# The Ranger Creed



## EATIII (Dec 10, 2006)

*Rogers Rangers 19 Standing Orders*

One of the pocket reference cards we received before going into the field was a reprint of the standing orders issued by Major Robert Rogers to his Rangers in 1759.  More than two hundred years after Major Rogers wrote them down, they were still relevant to Vietnam:

1.  Don't forget nothing.

2.  Have your musket clean as a whistle, hatchet scoured, sixty rounds powder and ball, and be ready to march at a minute's warning.

3.  When you're on the march, act the way you would if you was sneaking up on a deer.  See the enemy first.

4.  Tell the truth about what you see and what you do.  There is an army depending on us for correct information.  You can lie all you please when you tell other folks about the Rangers, but don't never lie to a Ranger or officer.

5.  Don't never take a chance you don't have to.

6.  When we're on the march we march single file, far enough apart so one shot can't go through two men.

7.  If we strike swamps, or soft ground, we spread out abreast, so it's hard to track us.

8.  When we march, we keep moving till dark, so as to give the enemy the least possible chance at us.

9.  When we camp, half the party stays awake while the other half sleeps.

10.  If we take prisoners, we keep 'em separate till we have had time to examine them, so they can't cook up a story between 'em.

11.  Don't ever march home the same way.  Take a different route so you won't be ambushed.

12.  No matter whether we travel in big parties or little ones, each party has to keep a scout twenty yards ahead, twenty yards on each flank and twenty yards in the rear, so the main body can't be surprised and wiped out.

13.  Every night you'll be told where to meet if surrounded by a superior force.

14.  Don't sit down to eat without posting sentries.

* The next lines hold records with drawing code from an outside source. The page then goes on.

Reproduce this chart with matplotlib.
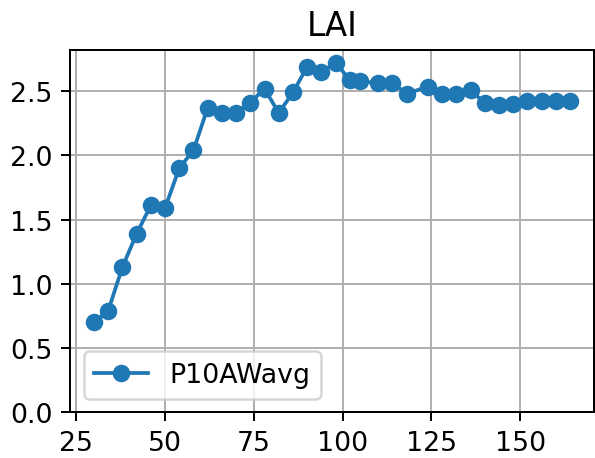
import matplotlib
matplotlib.use("Agg")
import matplotlib.pyplot as plt

# LAI time series, day vs value
days = [30, 34, 38, 42, 46, 50, 54, 58, 62, 66, 70, 74, 78, 82, 86, 90, 94, 98,
        102, 105, 110, 114, 118, 124, 128, 132, 136, 140, 144, 148, 152, 156, 160, 164]
lai = [0.70, 0.79, 1.13, 1.39, 1.61, 1.59, 1.90, 2.04, 2.37, 2.33, 2.33, 2.41,
       2.52, 2.33, 2.49, 2.69, 2.65, 2.72, 2.59, 2.58, 2.56, 2.565, 2.48, 2.535,
       2.48, 2.48, 2.51, 2.405, 2.395, 2.40, 2.42, 2.42, 2.42, 2.42]
series_name = "P10AWavg"

plt.rcParams["font.size"] = 10.7

dpi = 180
fig, ax = plt.subplots(figsize=(595 / dpi, 459 / dpi), dpi=dpi)

ax.plot(days, lai, marker="o", label=series_name)
ax.set_ylim(bottom=0)
ax.set_title("LAI", fontsize=13)
ax.grid(True)
ax.legend(loc="lower left")

fig.subplots_adjust(left=0.118, right=0.998, top=0.889, bottom=0.100)
fig.savefig("out.png", dpi=dpi)
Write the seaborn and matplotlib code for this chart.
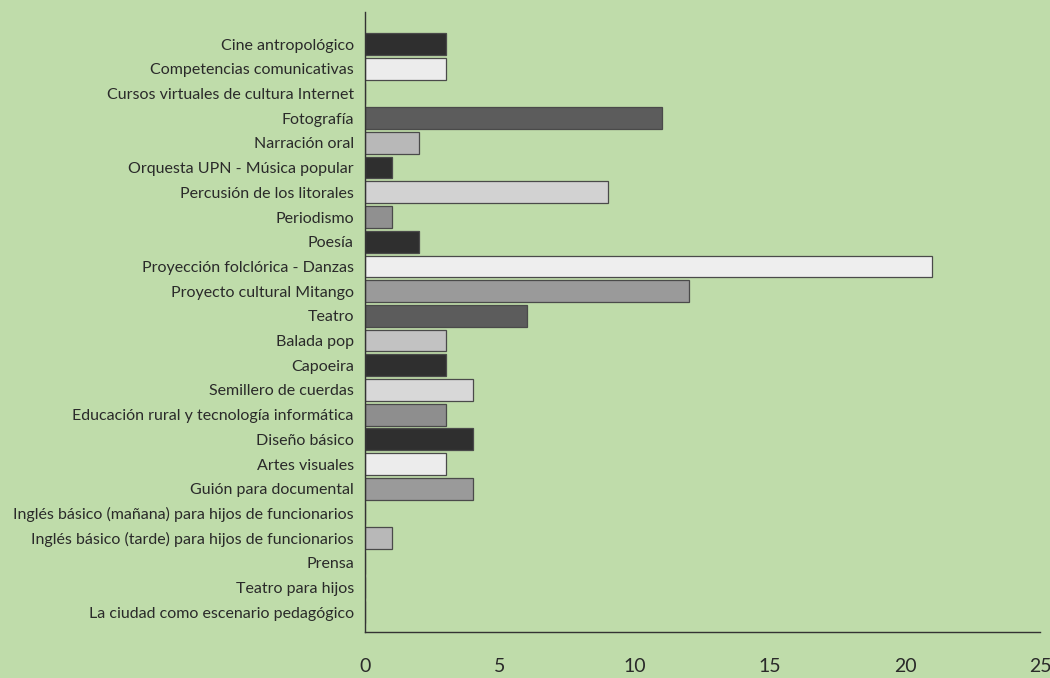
import matplotlib
matplotlib.use("Agg")
import matplotlib.pyplot as plt
import seaborn as sns
import pandas as pd

categorias = [
    "Cine antropológico",
    "Competencias comunicativas",
    "Cursos virtuales de cultura Internet",
    "Fotografía",
    "Narración oral",
    "Orquesta UPN - Música popular",
    "Percusión de los litorales",
    "Periodismo",
    "Poesía",
    "Proyección folclórica - Danzas",
    "Proyecto cultural Mitango",
    "Teatro",
    "Balada pop",
    "Capoeira",
    "Semillero de cuerdas",
    "Educación rural y tecnología informática",
    "Diseño básico",
    "Artes visuales",
    "Guión para documental",
    "Inglés básico (mañana) para hijos de funcionarios",
    "Inglés básico (tarde) para hijos de funcionarios",
    "Prensa",
    "Teatro para hijos",
    "La ciudad como escenario pedagógico",
]
valores = [3, 3, 0, 11, 2, 1, 9, 1, 2, 21, 12, 6, 3, 3, 4, 3, 4, 3, 4, 0, 1, 0, 0, 0]
colores = [
    "#2f2f2f", "#ececec", "#d0d0d0", "#5c5c5c", "#b8b8b8", "#2f2f2f",
    "#d2d2d2", "#909090", "#2f2f2f", "#eeeeee", "#9a9a9a", "#5c5c5c",
    "#c2c2c2", "#2f2f2f", "#d8d8d8", "#8e8e8e", "#2f2f2f", "#ececec",
    "#9a9a9a", "#b8b8b8", "#b8b8b8", "#b8b8b8", "#b8b8b8", "#b8b8b8",
]
xticks = [0, 5, 10, 15, 20, 25]

df = pd.DataFrame({"curso": categorias, "n": valores})

fondo = "#bfdcaa"
sns.set_style("white")
plt.rcParams['font.family'] = ['Lato', 'DejaVu Sans']

fig = plt.figure(figsize=(10.5, 6.78), dpi=100, facecolor=fondo)
ax = fig.add_axes([0.3476, 0.0678, 0.643, 0.9145], facecolor=fondo)

sns.barplot(data=df, x="n", y="curso", hue="curso", palette=colores,
            legend=False, width=0.88, edgecolor="#4a4a4a", linewidth=0.9,
            ax=ax)

ax.set_xlim(0, 25)
ax.set_ylim(23.8, -1.3)
ax.set_xticks(xticks)
ax.set_xticklabels([str(t) for t in xticks], fontsize=14, color="#2a2a2a")
ax.tick_params(axis='x', direction='in', length=12, width=0.9,
               color="#333333", pad=19)
ax.tick_params(axis='y', length=0, pad=8, labelsize=11.5, labelcolor="#2a2a2a")

sns.despine(ax=ax, top=True, right=True)
for s in ["left", "bottom"]:
    ax.spines[s].set_color("#333333")
    ax.spines[s].set_linewidth(1.0)

ax.set_xlabel("")
ax.set_ylabel("")

fig.savefig("out.png", dpi=100, facecolor=fondo)
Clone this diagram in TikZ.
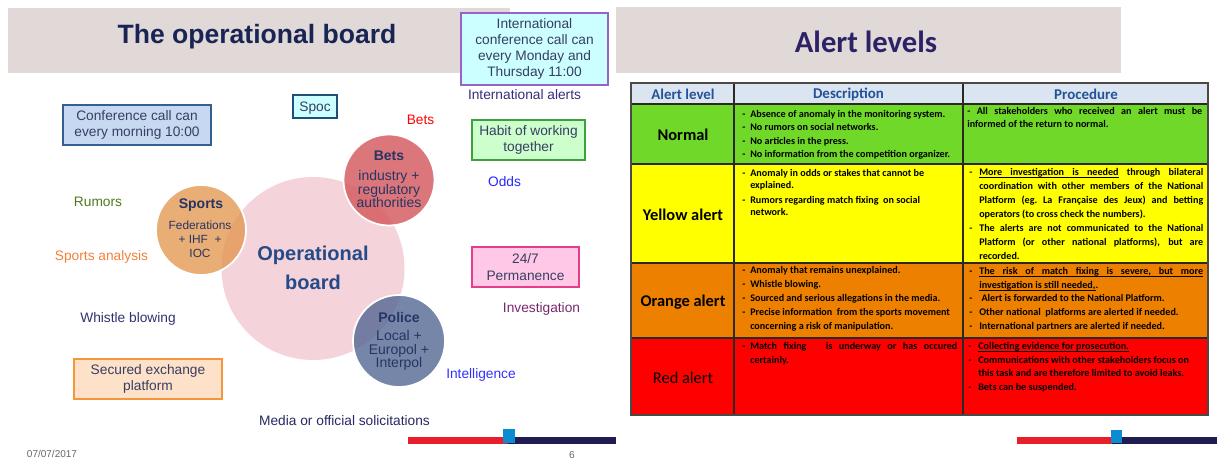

15.   Don't sleep beyond dawn.  Dawn's when the French and indians attack.

16.  Don't cross a river by a regular ford.

17.  If somebody's trailing you, make a circle, come back onto your own tracks, and ambush the folks that aim to ambush you.

18.  Don't stand up when the enemy's coming against you.  Kneel down, lie down, hide behind a tree.

19.  Let the enemy come till he's almost close enough to touch.  Then let him have it and jump out and finish him with your hatchet.


----------



## EATIII (Dec 10, 2006)

The Ranger Creed
Recognizing that I volunteered as a Ranger, fully knowing the hazards of my chosen profession, I will always endeavor to uphold the prestige, honor, and high esprit de corps of *my Ranger Regiment.
* 

Acknowledging the fact that a Ranger is a more elite soldier who arrives at the cutting edge of battle by land, sea, or air, I accept the fact that as a Ranger my country expects me to move farther, faster and fight harder than any other soldier.


Never shall I fail my comrades. I will always keep myself mentally alert, physically strong and morally straight and I will shoulder more than my share of the task whatever it may be. One-hundred-percent and then some.


Gallantly will I show the world that I am a specially selected and well-trained soldier. My courtesy to superior officers, neatness of dress and care of equipment shall set the example for others to follow.


Energetically will I meet the enemies of my country. I shall defeat them on the field of battle for I am better trained and will fight with all my might. Surrender is not a Ranger word. I will never leave a fallen comrade to fall into the hands of the enemy and under no circumstances will I ever embarrass my country.


Readily will I display the intestinal fortitude required to fight on to the Ranger objective and complete the mission though I be the lone survivor.


RANGERS LEAD THE WAY!


----------